In the early AM hours on Saturday morning we will be making a change to our switch configuration at Rackspace. Currently we have four racks of servers at that data center – 62 machines and counting. Our uplinks connect into a firewall/load-balancer on rack #1 and another on rack #2, both of which are then connected to our backend private network via interconnected switches on each of the four racks.
Racks #1 and #2 each have a 24-port gigabit switch (Cisco 2970), and racks #3 and #4 each have a 24-port 10/100 switch with 2 gigabit uplink ports (Cisco 2950). Racks #2, #3 and #4 each connect to rack #1’s 2970 via their gigabit uplinks.

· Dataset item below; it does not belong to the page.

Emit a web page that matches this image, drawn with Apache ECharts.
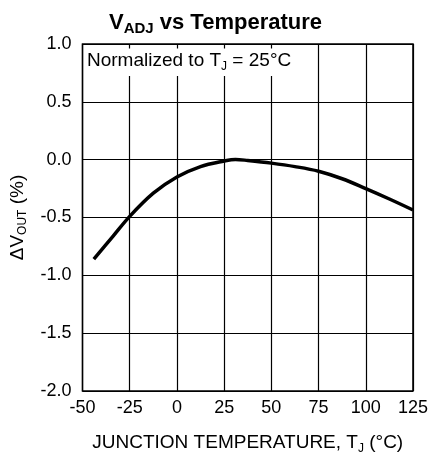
<!DOCTYPE html>
<html><head><meta charset="utf-8">
<script src="https://cdn.jsdelivr.net/npm/echarts@6/dist/echarts.min.js"></script>
<style>html,body{margin:0;padding:0;background:#fff}#c{width:431px;height:460px}</style>
</head><body><div id="c"></div>
<script>
const temps = [-44, -34, -25, -12.5, 0, 12.5, 25, 31, 37.5, 50, 62.5, 75, 87.5, 100, 112.5, 125];
const values = [-0.86, -0.665, -0.49, -0.29, -0.15, -0.06, -0.012, 0.002, -0.007, -0.03, -0.06, -0.10, -0.165, -0.25, -0.34, -0.435];
const xTicks = [-50, -25, 0, 25, 50, 75, 100, 125];
const yTicks = [-2.0, -1.5, -1.0, -0.5, 0.0, 0.5, 1.0];

const F = '"Liberation Sans", Arial, sans-serif';
const sub = (size, pad) => ({ fontFamily: F, fontSize: size, color: '#000', fontWeight: 'normal', padding: [pad, 0, 0, 0] });
const chart = echarts.init(document.getElementById('c'), null, {renderer: 'canvas'});
chart.setOption({
  animation: false,
  backgroundColor: '#fff',
  title: [{
    text: '{a|V}{s|ADJ}{a| vs Temperature}',
    left: 'center', top: 4,
    textStyle: { rich: {
      a: { fontFamily: F, fontSize: 22, fontWeight: 'bold', color: '#000' },
      s: { fontFamily: F, fontSize: 15, fontWeight: 'bold', color: '#000', padding: [12, 0, 0, 0] }
    } }
  }, {
    text: '{a|Normalized to T}{s|J}{a| = 25°C}',
    left: 84, top: 46,
    backgroundColor: '#fff',
    padding: [3, 3, 3, 3],
    textStyle: { fontWeight: 'normal', rich: {
      a: { fontFamily: F, fontSize: 19, fontWeight: 'normal', color: '#000' },
      s: sub(12, 12)
    } }
  }],
  grid: { left: 82, right: 18, top: 44, bottom: 67, show: true, borderColor: '#000', borderWidth: 1.5, z: 0 },
  xAxis: {
    type: 'value', min: -50, max: 125, interval: 25,
    axisLine: { show: false }, axisTick: { show: false },
    splitLine: { show: true, lineStyle: { color: '#000', width: 1.2 } },
    axisLabel: { fontFamily: F, fontSize: 18, color: '#000', margin: 8,
      formatter: v => xTicks.includes(v) ? String(v) : '' },
    name: '{a|JUNCTION TEMPERATURE, T}{s|J}{a| (°C)}',
    nameLocation: 'middle', nameGap: 40,
    nameTextStyle: { rich: {
      a: { fontFamily: F, fontSize: 19, color: '#000' },
      s: sub(12, 12)
    } }
  },
  yAxis: {
    type: 'value', min: -2, max: 1, interval: 0.5,
    axisLine: { show: false }, axisTick: { show: false },
    splitLine: { show: true, lineStyle: { color: '#000', width: 1.2 } },
    axisLabel: { fontFamily: F, fontSize: 18, color: '#000', margin: 11,
      formatter: v => yTicks.some(t => Math.abs(t - v) < 1e-9) ? v.toFixed(1) : '' },
    name: '{a|ΔV}{s|OUT}{a| (%)}',
    nameLocation: 'middle', nameGap: 54, nameRotate: 90,
    nameTextStyle: { rich: {
      a: { fontFamily: F, fontSize: 19, color: '#000' },
      s: sub(12, 10)
    } }
  },
  series: [{
    type: 'line', smooth: 0.35, showSymbol: false,
    data: temps.map((t, i) => [t, values[i]]),
    lineStyle: { color: '#000', width: 3.5 },
    z: 5
  }]
});
</script></body></html>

Now here is the problem we are solving this weekend… Every time we add a new rack of servers we have to pull one server out of either rack #1 or rack #2 and move it to the new rack, so that we can free up a gigabit port on the Cisco 2970 for the new rack’s switch to plug into. That’s just a pain. And at the rate we’re growing, rack #1 and rack #2 will eventually become completely empty 🙂
So, we are moving the gigabit switches to a layer above all of the racks, and each rack will now plug into these external switches – creating a pyramid layout that will scale to 48 racks (and beyond with more gigabit switches). After the maintenance, all of the rack switches will be 10/100 and the gigabit switches will be dedicated strictly to rack aggregation and hosting the firewall/load-balancer ports.
We are planning on just a few minutes of downtime for this upgrade and some latency while we verify connectivity and failover traffic from secondary to the primary firewall. This will happen between 1:00am and 5:00am Saturday, January 7 as reported on our system status RSS feed.